* Task
Copy exactly, and only, the lines starting at the line with "Give me the" and ending at the line with "const bw = x.bandwidth();". Leave every picture out of the copy.

* Records to process
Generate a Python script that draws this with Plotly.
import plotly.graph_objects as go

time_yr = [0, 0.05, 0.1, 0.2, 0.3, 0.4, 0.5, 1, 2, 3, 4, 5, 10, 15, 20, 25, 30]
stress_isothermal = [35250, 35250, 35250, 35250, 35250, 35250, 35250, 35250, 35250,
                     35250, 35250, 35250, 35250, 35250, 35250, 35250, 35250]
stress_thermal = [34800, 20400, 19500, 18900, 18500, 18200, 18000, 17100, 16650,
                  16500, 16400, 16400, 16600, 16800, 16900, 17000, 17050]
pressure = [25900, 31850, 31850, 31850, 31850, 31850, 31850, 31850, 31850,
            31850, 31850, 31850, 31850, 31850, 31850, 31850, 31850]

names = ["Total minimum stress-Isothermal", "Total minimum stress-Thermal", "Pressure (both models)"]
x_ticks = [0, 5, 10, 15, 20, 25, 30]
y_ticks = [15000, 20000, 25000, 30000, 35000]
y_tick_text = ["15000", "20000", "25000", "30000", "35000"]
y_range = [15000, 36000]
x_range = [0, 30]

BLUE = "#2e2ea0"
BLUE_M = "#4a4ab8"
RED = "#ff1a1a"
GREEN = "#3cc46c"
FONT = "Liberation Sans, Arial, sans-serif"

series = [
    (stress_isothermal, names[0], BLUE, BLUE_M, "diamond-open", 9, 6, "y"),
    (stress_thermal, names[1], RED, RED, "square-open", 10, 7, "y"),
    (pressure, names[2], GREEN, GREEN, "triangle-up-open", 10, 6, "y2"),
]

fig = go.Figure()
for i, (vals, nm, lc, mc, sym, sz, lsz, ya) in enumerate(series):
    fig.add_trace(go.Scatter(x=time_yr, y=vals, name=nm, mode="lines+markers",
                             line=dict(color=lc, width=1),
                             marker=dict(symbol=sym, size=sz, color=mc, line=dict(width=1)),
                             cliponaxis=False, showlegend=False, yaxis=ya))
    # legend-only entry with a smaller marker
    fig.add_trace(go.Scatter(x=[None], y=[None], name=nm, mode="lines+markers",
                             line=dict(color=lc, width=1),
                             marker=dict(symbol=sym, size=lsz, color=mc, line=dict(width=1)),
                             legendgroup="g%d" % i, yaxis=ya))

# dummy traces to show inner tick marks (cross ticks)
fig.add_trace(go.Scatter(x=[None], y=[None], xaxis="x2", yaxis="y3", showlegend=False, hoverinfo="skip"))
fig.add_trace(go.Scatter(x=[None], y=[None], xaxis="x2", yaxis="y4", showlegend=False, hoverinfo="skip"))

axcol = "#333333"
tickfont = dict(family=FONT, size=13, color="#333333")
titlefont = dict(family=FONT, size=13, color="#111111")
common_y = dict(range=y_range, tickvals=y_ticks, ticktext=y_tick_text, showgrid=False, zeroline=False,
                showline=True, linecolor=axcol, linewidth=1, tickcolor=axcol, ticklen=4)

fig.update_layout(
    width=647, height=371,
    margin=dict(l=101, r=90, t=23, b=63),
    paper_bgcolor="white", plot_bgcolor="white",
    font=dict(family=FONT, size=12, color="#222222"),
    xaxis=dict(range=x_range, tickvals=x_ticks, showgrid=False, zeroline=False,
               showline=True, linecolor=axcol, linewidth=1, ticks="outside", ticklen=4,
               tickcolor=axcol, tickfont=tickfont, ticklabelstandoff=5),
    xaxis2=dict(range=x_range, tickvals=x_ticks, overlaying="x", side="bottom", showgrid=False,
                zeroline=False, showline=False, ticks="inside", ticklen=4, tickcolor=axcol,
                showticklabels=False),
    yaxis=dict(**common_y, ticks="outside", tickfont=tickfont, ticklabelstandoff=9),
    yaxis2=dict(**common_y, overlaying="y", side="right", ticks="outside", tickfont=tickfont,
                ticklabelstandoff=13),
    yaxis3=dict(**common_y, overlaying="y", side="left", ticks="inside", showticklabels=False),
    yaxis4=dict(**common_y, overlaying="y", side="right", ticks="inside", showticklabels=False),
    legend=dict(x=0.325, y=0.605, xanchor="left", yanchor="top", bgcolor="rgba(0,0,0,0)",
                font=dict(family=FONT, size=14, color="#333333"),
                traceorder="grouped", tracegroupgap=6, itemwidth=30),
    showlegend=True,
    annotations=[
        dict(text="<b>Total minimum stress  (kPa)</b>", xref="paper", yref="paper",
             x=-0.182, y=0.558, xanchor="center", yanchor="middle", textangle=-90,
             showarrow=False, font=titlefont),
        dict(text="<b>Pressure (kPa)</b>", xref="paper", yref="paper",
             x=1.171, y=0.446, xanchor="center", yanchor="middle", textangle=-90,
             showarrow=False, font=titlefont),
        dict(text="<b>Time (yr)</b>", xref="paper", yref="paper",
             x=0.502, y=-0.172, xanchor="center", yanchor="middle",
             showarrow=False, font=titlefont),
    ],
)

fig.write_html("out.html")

---

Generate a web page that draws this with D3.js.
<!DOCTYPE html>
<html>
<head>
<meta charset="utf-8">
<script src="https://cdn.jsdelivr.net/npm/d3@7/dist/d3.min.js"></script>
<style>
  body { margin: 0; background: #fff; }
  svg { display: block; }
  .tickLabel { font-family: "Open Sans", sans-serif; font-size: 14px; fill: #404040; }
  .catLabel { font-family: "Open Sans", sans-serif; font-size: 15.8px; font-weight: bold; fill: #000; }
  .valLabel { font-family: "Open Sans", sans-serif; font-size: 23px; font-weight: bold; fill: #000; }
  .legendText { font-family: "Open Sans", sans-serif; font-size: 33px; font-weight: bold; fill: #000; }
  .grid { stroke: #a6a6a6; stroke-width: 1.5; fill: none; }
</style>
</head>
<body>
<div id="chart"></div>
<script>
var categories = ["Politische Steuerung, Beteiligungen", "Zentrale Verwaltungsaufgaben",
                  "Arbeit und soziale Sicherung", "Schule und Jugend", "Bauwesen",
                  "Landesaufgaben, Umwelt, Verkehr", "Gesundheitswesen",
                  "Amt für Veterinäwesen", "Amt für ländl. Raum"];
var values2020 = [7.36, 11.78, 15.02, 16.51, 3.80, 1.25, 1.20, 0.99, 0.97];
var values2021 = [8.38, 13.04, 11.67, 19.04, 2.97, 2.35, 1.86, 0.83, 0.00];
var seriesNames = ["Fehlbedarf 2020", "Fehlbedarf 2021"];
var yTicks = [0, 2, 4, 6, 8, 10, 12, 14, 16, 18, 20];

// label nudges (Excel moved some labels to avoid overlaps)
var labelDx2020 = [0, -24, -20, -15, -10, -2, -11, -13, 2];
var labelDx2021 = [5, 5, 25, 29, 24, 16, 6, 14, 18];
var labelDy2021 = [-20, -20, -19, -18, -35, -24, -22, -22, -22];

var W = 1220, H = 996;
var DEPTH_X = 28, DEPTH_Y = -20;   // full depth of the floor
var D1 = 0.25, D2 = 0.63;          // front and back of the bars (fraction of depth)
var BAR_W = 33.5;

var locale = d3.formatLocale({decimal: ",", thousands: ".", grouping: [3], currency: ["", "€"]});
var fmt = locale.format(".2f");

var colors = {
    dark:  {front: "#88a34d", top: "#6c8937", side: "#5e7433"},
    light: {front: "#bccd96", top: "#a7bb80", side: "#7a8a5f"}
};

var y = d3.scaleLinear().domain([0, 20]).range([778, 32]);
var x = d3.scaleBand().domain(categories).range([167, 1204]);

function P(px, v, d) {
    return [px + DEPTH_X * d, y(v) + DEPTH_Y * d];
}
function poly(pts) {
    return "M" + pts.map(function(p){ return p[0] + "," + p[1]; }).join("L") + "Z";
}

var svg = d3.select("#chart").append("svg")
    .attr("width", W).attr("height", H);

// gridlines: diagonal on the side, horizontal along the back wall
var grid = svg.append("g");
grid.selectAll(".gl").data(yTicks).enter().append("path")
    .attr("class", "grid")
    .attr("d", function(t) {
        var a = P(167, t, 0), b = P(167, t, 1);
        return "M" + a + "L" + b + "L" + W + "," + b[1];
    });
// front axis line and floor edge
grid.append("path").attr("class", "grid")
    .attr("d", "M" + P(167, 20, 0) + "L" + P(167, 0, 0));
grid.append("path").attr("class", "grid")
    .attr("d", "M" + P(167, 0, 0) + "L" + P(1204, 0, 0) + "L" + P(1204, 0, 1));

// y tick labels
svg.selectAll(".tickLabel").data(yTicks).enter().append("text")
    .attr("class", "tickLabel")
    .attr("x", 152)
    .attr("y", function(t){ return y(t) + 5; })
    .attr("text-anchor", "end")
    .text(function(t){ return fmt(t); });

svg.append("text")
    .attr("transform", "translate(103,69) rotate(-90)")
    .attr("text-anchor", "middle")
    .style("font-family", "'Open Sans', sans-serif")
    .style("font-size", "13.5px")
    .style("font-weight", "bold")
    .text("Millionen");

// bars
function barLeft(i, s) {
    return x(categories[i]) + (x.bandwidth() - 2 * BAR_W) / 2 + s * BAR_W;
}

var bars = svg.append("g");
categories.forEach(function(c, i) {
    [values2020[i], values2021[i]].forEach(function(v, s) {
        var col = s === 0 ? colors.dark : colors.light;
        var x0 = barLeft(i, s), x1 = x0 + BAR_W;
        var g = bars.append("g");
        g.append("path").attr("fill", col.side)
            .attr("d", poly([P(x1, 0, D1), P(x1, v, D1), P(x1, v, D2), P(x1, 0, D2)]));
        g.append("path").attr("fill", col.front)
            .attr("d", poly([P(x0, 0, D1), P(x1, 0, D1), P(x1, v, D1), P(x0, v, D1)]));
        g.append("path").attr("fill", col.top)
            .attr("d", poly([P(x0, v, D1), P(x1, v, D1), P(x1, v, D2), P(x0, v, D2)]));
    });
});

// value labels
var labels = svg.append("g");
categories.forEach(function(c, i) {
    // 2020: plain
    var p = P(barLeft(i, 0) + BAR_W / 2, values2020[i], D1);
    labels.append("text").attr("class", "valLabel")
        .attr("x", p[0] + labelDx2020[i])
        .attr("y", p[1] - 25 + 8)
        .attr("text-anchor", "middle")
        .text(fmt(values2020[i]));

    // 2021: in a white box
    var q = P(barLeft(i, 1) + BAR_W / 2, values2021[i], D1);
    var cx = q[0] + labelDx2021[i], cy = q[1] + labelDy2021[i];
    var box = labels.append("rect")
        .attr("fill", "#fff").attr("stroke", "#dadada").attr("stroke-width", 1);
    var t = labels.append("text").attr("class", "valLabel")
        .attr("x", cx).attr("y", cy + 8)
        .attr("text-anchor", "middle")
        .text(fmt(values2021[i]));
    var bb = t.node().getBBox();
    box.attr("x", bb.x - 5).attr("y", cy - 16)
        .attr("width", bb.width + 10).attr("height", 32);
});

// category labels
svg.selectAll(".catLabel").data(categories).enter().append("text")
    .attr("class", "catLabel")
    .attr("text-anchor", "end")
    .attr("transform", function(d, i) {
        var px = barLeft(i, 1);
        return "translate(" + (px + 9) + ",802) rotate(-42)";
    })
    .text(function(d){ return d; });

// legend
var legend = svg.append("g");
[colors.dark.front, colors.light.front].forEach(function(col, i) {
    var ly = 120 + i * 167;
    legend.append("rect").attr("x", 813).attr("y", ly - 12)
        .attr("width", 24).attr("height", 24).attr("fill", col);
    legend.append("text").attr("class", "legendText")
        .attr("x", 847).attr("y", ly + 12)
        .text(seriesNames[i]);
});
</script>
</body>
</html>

==

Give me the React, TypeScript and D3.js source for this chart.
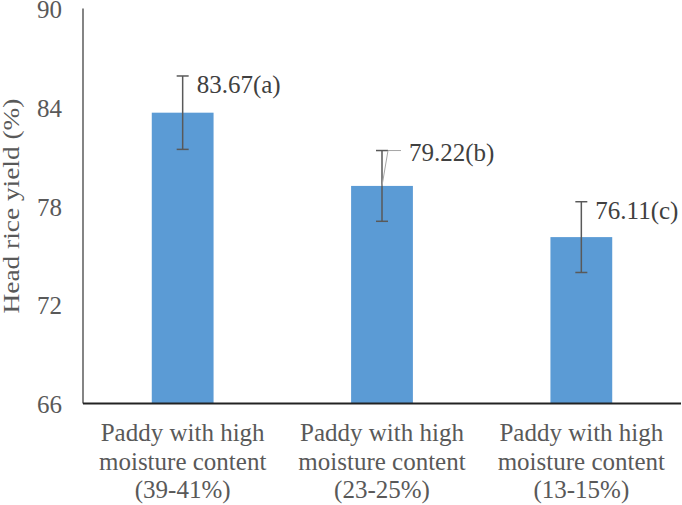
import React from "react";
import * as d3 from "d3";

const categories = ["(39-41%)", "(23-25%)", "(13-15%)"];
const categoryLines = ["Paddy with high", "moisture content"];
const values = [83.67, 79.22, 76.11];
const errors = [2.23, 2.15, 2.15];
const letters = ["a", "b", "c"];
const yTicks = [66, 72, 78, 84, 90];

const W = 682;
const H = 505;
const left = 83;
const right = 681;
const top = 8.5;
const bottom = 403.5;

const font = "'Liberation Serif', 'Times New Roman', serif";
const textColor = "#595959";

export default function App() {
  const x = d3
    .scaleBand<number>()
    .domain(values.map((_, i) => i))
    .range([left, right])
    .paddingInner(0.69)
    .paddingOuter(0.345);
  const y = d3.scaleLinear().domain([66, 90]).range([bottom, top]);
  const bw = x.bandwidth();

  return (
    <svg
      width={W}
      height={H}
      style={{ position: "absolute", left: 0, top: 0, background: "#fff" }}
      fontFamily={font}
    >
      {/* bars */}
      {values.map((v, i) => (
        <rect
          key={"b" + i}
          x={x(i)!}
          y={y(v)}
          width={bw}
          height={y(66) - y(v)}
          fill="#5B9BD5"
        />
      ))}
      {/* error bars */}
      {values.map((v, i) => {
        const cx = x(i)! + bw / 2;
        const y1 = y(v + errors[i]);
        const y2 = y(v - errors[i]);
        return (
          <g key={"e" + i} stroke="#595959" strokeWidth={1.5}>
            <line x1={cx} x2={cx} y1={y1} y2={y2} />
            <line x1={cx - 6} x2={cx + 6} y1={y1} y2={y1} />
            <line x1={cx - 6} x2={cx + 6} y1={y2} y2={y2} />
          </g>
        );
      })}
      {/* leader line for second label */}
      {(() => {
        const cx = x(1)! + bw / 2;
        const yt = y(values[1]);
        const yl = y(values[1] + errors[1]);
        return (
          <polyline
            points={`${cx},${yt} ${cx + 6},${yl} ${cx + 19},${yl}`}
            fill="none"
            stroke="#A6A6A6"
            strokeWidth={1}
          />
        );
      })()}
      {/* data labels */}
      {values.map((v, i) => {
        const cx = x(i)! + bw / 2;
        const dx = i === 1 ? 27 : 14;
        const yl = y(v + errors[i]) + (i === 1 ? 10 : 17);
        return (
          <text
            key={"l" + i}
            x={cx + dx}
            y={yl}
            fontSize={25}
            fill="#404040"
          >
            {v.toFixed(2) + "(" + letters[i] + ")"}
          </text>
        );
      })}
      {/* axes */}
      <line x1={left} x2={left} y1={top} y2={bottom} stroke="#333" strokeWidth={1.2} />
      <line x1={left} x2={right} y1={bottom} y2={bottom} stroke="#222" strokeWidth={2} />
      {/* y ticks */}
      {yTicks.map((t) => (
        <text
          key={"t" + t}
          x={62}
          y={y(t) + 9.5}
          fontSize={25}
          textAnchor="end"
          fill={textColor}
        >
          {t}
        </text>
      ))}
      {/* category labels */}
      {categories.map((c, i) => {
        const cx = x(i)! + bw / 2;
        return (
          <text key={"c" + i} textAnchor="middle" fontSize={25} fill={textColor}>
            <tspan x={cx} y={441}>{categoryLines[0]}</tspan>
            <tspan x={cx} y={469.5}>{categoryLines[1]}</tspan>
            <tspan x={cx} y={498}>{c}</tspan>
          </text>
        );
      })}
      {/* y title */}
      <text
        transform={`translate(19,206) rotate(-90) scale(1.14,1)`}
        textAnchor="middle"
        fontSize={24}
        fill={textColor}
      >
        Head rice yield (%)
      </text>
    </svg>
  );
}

* Task solution
Give me the React, TypeScript and D3.js source for this chart.
import React from "react";
import * as d3 from "d3";

const categories = ["(39-41%)", "(23-25%)", "(13-15%)"];
const categoryLines = ["Paddy with high", "moisture content"];
const values = [83.67, 79.22, 76.11];
const errors = [2.23, 2.15, 2.15];
const letters = ["a", "b", "c"];
const yTicks = [66, 72, 78, 84, 90];

const W = 682;
const H = 505;
const left = 83;
const right = 681;
const top = 8.5;
const bottom = 403.5;

const font = "'Liberation Serif', 'Times New Roman', serif";
const textColor = "#595959";

export default function App() {
  const x = d3
    .scaleBand<number>()
    .domain(values.map((_, i) => i))
    .range([left, right])
    .paddingInner(0.69)
    .paddingOuter(0.345);
  const y = d3.scaleLinear().domain([66, 90]).range([bottom, top]);
  const bw = x.bandwidth();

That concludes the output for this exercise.